What needs to be done> Search the listing below for the string "with" and show each line that contains it.

Stored data>
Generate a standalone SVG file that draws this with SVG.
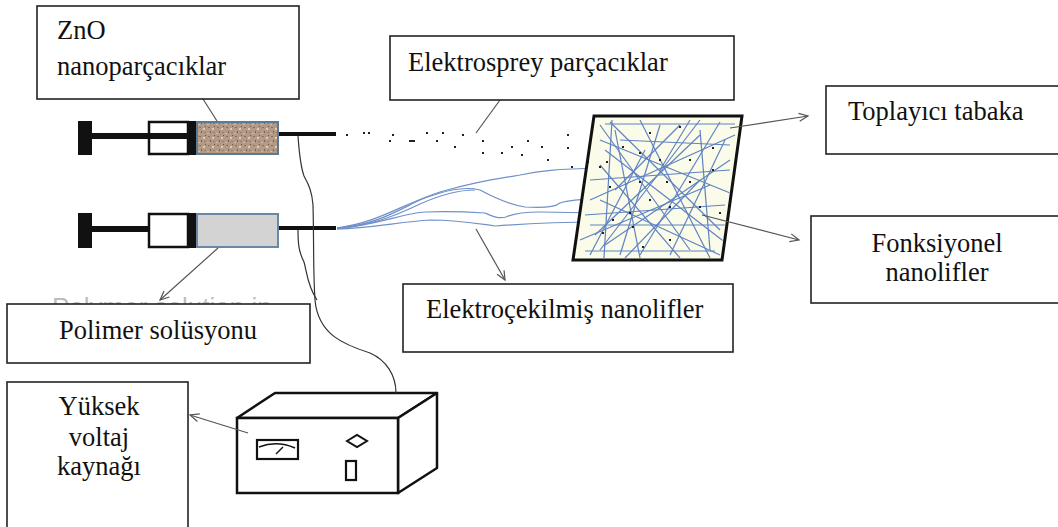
<svg xmlns="http://www.w3.org/2000/svg" width="1058" height="527" viewBox="0 0 1058 527">
  <style>
    .box { fill: #fff; stroke: #222; stroke-width: 1.6; }
    .lbl { font-family: "Liberation Serif", "Times New Roman", serif; font-size: 26.5px; fill: #111; }
    .ghost { font-family: "Liberation Sans", Arial, sans-serif; font-size: 26px; fill: #bdbdbd; }
    .ptr { fill: none; stroke: #555; stroke-width: 1.2; }
    .wire { fill: none; stroke: #333; stroke-width: 1.2; }
    .fib { fill: none; stroke: #6f90c8; stroke-width: 1.2; }
    .mesh line { stroke: #5f83c2; stroke-width: 1.2; }
    .dot { fill: #222; }
    .blk { fill: #111; }
  </style>
  <defs>
    <marker id="head" markerWidth="12" markerHeight="12" refX="10" refY="5" orient="auto" markerUnits="userSpaceOnUse">
      <path d="M1,1 L10,5 L1,9" fill="none" stroke="#555" stroke-width="1.2"/>
    </marker>
    <pattern id="grain" width="9" height="9" patternUnits="userSpaceOnUse">
      <rect width="9" height="9" fill="#b39a86"/>
      <rect x="1" y="1" width="2" height="1" fill="#8c6d58"/>
      <rect x="5" y="2" width="2" height="2" fill="#d9cbbd"/>
      <rect x="3" y="5" width="1" height="2" fill="#7d604d"/>
      <rect x="6" y="6" width="2" height="1" fill="#9a7c67"/>
      <rect x="0" y="7" width="2" height="1" fill="#cdb9a7"/>
      <rect x="7" y="0" width="1" height="1" fill="#6f5443"/>
    </pattern>
    <clipPath id="plateClip">
      <polygon points="596,118 740,118 720,258 575,258"/>
    </clipPath>
    <clipPath id="aboveBox">
      <rect x="0" y="280" width="320" height="24"/>
    </clipPath>
  </defs>

  <!-- faint leftover caption, only its upper edge shows above the solution label -->
  <text class="ghost" x="52" y="316" clip-path="url(#aboveBox)">Polymer solution in</text>

  <!-- syringe loaded with ZnO dispersion -->
  <g id="syringe-zno">
    <rect class="blk" x="78" y="121" width="14" height="34"/>
    <rect class="blk" x="92" y="133" width="100" height="6"/>
    <rect x="149" y="122" width="39" height="32" fill="#fff" stroke="#111" stroke-width="2.5"/>
    <rect class="blk" x="149" y="133" width="40" height="6"/>
    <rect class="blk" x="188" y="121" width="9" height="34"/>
    <rect x="197" y="122" width="81" height="32" fill="url(#grain)" stroke="#5d7a94" stroke-width="2"/>
    <rect class="blk" x="279" y="132" width="57" height="4"/>
  </g>

  <!-- syringe loaded with polymer solution -->
  <g id="syringe-polymer">
    <rect class="blk" x="78" y="213" width="14" height="35"/>
    <rect class="blk" x="92" y="226" width="100" height="6"/>
    <rect x="149" y="214" width="39" height="33" fill="#fff" stroke="#111" stroke-width="2.5"/>
    <rect class="blk" x="188" y="213" width="9" height="35"/>
    <rect x="197" y="214" width="81" height="33" fill="#d3d3d3" stroke="#6b87a8" stroke-width="2"/>
    <rect class="blk" x="279" y="226" width="57" height="4"/>
  </g>

  <!-- electrosprayed droplets -->
  <g id="spray">
    <rect class="dot" x="346" y="134" width="2" height="2"/>
    <rect class="dot" x="363" y="132" width="2" height="2"/>
    <rect class="dot" x="368" y="132" width="2" height="2"/>
    <rect class="dot" x="392" y="134" width="2" height="2"/>
    <rect class="dot" x="389" y="140" width="2" height="2"/>
    <rect class="dot" x="409" y="140" width="6" height="2"/>
    <rect class="dot" x="426" y="132" width="2" height="2"/>
    <rect class="dot" x="442" y="132" width="2" height="2"/>
    <rect class="dot" x="436" y="140" width="2" height="2"/>
    <rect class="dot" x="462" y="134" width="2" height="2"/>
    <rect class="dot" x="482" y="140" width="2" height="2"/>
    <rect class="dot" x="454" y="146" width="2" height="2"/>
    <rect class="dot" x="482" y="152" width="2" height="2"/>
    <rect class="dot" x="501" y="152" width="2" height="2"/>
    <rect class="dot" x="511" y="146" width="2" height="2"/>
    <rect class="dot" x="521" y="154" width="2" height="2"/>
    <rect class="dot" x="527" y="140" width="2" height="2"/>
    <rect class="dot" x="541" y="146" width="2" height="2"/>
    <rect class="dot" x="547" y="159" width="2" height="2"/>
    <rect class="dot" x="567" y="134" width="2" height="2"/>
    <rect class="dot" x="567" y="147" width="2" height="2"/>
    <rect class="dot" x="571" y="166" width="2" height="2"/>
  </g>

  <!-- electrospun jets -->
  <g id="jets">
    <path class="fib" d="M337,228 C380,222 400,205 440,192 C470,183 490,180 520,175 C540,171 555,169 600,168"/>
    <path class="fib" d="M337,228 C375,225 395,212 420,200 C445,190 465,186 480,190 C495,198 510,205 525,207 C540,208 555,207 560,203 C566,200 580,200 600,198"/>
    <path class="fib" d="M337,229 C380,224 405,213 425,212 C450,211 470,212 485,213 C492,216 498,219 506,217 C515,213 525,212 540,212 L600,213"/>
    <path class="fib" d="M337,229 C370,228 400,222 430,220 C460,220 480,224 495,226 C520,224 560,222 600,222"/>
    <path class="fib" d="M337,228 C370,226 395,216 420,204 C440,195 460,190 475,190"/>
  </g>

  <!-- collector plate with deposited fibre mesh -->
  <g id="collector">
    <polygon points="594,116 742,116 722,260 573,260" fill="#fbfbe9"/>
    <g class="mesh" clip-path="url(#plateClip)">
      <line x1="600" y1="125" x2="690" y2="250"/>
      <line x1="610" y1="122" x2="720" y2="230"/>
      <line x1="700" y1="120" x2="600" y2="250"/>
      <line x1="735" y1="135" x2="590" y2="200"/>
      <line x1="615" y1="130" x2="640" y2="258"/>
      <line x1="660" y1="125" x2="620" y2="255"/>
      <line x1="720" y1="122" x2="640" y2="255"/>
      <line x1="590" y1="180" x2="730" y2="170"/>
      <line x1="585" y1="215" x2="725" y2="205"/>
      <line x1="580" y1="240" x2="710" y2="185"/>
      <line x1="605" y1="150" x2="735" y2="250"/>
      <line x1="640" y1="120" x2="710" y2="258"/>
      <line x1="595" y1="235" x2="700" y2="135"/>
      <line x1="600" y1="200" x2="720" y2="255"/>
      <line x1="620" y1="140" x2="730" y2="145"/>
      <line x1="700" y1="130" x2="710" y2="250"/>
      <line x1="645" y1="150" x2="590" y2="255"/>
      <line x1="585" y1="251" x2="715" y2="251"/>
      <line x1="600" y1="165" x2="680" y2="258"/>
      <line x1="730" y1="160" x2="605" y2="245"/>
      <line x1="660" y1="170" x2="690" y2="120"/>
      <line x1="590" y1="225" x2="735" y2="225"/>
      <line x1="615" y1="190" x2="680" y2="125"/>
      <line x1="670" y1="255" x2="725" y2="140"/>
      <line x1="600" y1="140" x2="735" y2="195"/>
      <line x1="625" y1="258" x2="700" y2="180"/>
      <line x1="605" y1="124" x2="735" y2="124"/>
      <line x1="612" y1="120" x2="604" y2="258"/>
    </g>
    <g class="dot">
      <rect x="679" y="126" width="2" height="2"/>
      <rect x="649" y="132" width="2" height="2"/>
      <rect x="622" y="146" width="2" height="2"/>
      <rect x="639" y="152" width="2" height="2"/>
      <rect x="659" y="159" width="2" height="2"/>
      <rect x="689" y="159" width="2" height="2"/>
      <rect x="606" y="161" width="2" height="2"/>
      <rect x="712" y="147" width="2" height="2"/>
      <rect x="712" y="169" width="2" height="2"/>
      <rect x="639" y="181" width="2" height="2"/>
      <rect x="666" y="181" width="2" height="2"/>
      <rect x="689" y="181" width="2" height="2"/>
      <rect x="649" y="199" width="2" height="2"/>
      <rect x="669" y="206" width="2" height="2"/>
      <rect x="699" y="206" width="2" height="2"/>
      <rect x="719" y="212" width="2" height="2"/>
      <rect x="629" y="212" width="2" height="2"/>
      <rect x="612" y="219" width="2" height="2"/>
      <rect x="602" y="232" width="2" height="2"/>
      <rect x="632" y="226" width="2" height="2"/>
      <rect x="669" y="239" width="2" height="2"/>
      <rect x="642" y="246" width="2" height="2"/>
      <rect x="609" y="186" width="2" height="2"/>
      <rect x="587" y="161" width="2" height="2"/>
      <rect x="599" y="166" width="2" height="2"/>
    </g>
    <polygon points="594,116 742,116 722,260 573,260" fill="none" stroke="#111" stroke-width="3"/>
  </g>

  <!-- high voltage supply -->
  <g id="power-supply">
    <polygon points="237,418 275,393 437,393 398,418" fill="#fff" stroke="#111" stroke-width="2.5" stroke-linejoin="round"/>
    <polygon points="398,418 437,393 437,468 398,493" fill="#fff" stroke="#111" stroke-width="2.5" stroke-linejoin="round"/>
    <rect x="237" y="418" width="161" height="75" fill="#fff" stroke="#111" stroke-width="2.5"/>
    <rect x="257" y="440" width="41" height="19" fill="#fff" stroke="#111" stroke-width="2.2"/>
    <path d="M259,447 Q277,440 295,448" fill="none" stroke="#111" stroke-width="1.5"/>
    <line x1="276" y1="454" x2="283" y2="447" stroke="#111" stroke-width="1.5"/>
    <polygon points="347,441 357,435 367,441 357,447" fill="#fff" stroke="#111" stroke-width="2"/>
    <rect x="346" y="461" width="10" height="19" fill="#fff" stroke="#111" stroke-width="2.2"/>
  </g>

  <!-- connectors: leads and pointer arrows -->
  <g id="connectors">
    <path class="wire" d="M298,136 C299,150 300,165 304,176 C309,185 312,192 313,205 C314,240 313,270 315,300 C318,335 345,345 370,353 C386,360 396,375 396,393"/>
    <path class="wire" d="M298,230 C298,245 299,252 304,262 C307,272 307,285 317,300"/>
    <line class="ptr" x1="203" y1="99" x2="217" y2="121"/>
    <line class="ptr" x1="500" y1="100" x2="476" y2="133"/>
    <line class="ptr" x1="730" y1="128" x2="808" y2="116" marker-end="url(#head)"/>
    <line class="ptr" x1="702" y1="215" x2="799" y2="240" marker-end="url(#head)"/>
    <line class="ptr" x1="476" y1="229" x2="505" y2="280" marker-end="url(#head)"/>
    <line class="ptr" x1="218" y1="248" x2="160" y2="300" marker-end="url(#head)"/>
    <line class="ptr" x1="248" y1="433" x2="190" y2="415" marker-end="url(#head)"/>
  </g>

  <g id="label-zno">
    <rect class="box" x="37" y="6" width="262" height="93"/>
    <text class="lbl" x="57" y="39">ZnO</text>
    <text class="lbl" x="57" y="75">nanoparçacıklar</text>
  </g>

  <g id="label-spray">
    <rect class="box" x="390" y="36" width="344" height="64"/>
    <text class="lbl" x="408" y="71">Elektrosprey parçacıklar</text>
  </g>

  <g id="label-collector">
    <rect class="box" x="826" y="86" width="240" height="68"/>
    <text class="lbl" x="848" y="120">Toplayıcı tabaka</text>
  </g>

  <g id="label-functional">
    <rect class="box" x="811" y="216" width="260" height="87"/>
    <text class="lbl" x="937" y="252" text-anchor="middle">Fonksiyonel</text>
    <text class="lbl" x="937" y="281" text-anchor="middle">nanolifler</text>
  </g>

  <g id="label-spun">
    <rect class="box" x="403" y="284" width="330" height="68"/>
    <text class="lbl" x="426" y="318">Elektroçekilmiş nanolifler</text>
  </g>

  <g id="label-solution">
    <rect class="box" x="7" y="304" width="303" height="59"/>
    <text class="lbl" x="59" y="339">Polimer solüsyonu</text>
  </g>

  <g id="label-voltage">
    <rect class="box" x="7" y="382" width="181" height="150"/>
    <text class="lbl" x="99" y="415" text-anchor="middle">Yüksek</text>
    <text class="lbl" x="99" y="446" text-anchor="middle">voltaj</text>
    <text class="lbl" x="99" y="475" text-anchor="middle">kaynağı</text>
  </g>
</svg>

Reply>
Generate a standalone SVG file that draws this with SVG.
  <!-- syringe loaded with ZnO dispersion -->
  <!-- syringe loaded with polymer solution -->
  <!-- collector plate with deposited fibre mesh -->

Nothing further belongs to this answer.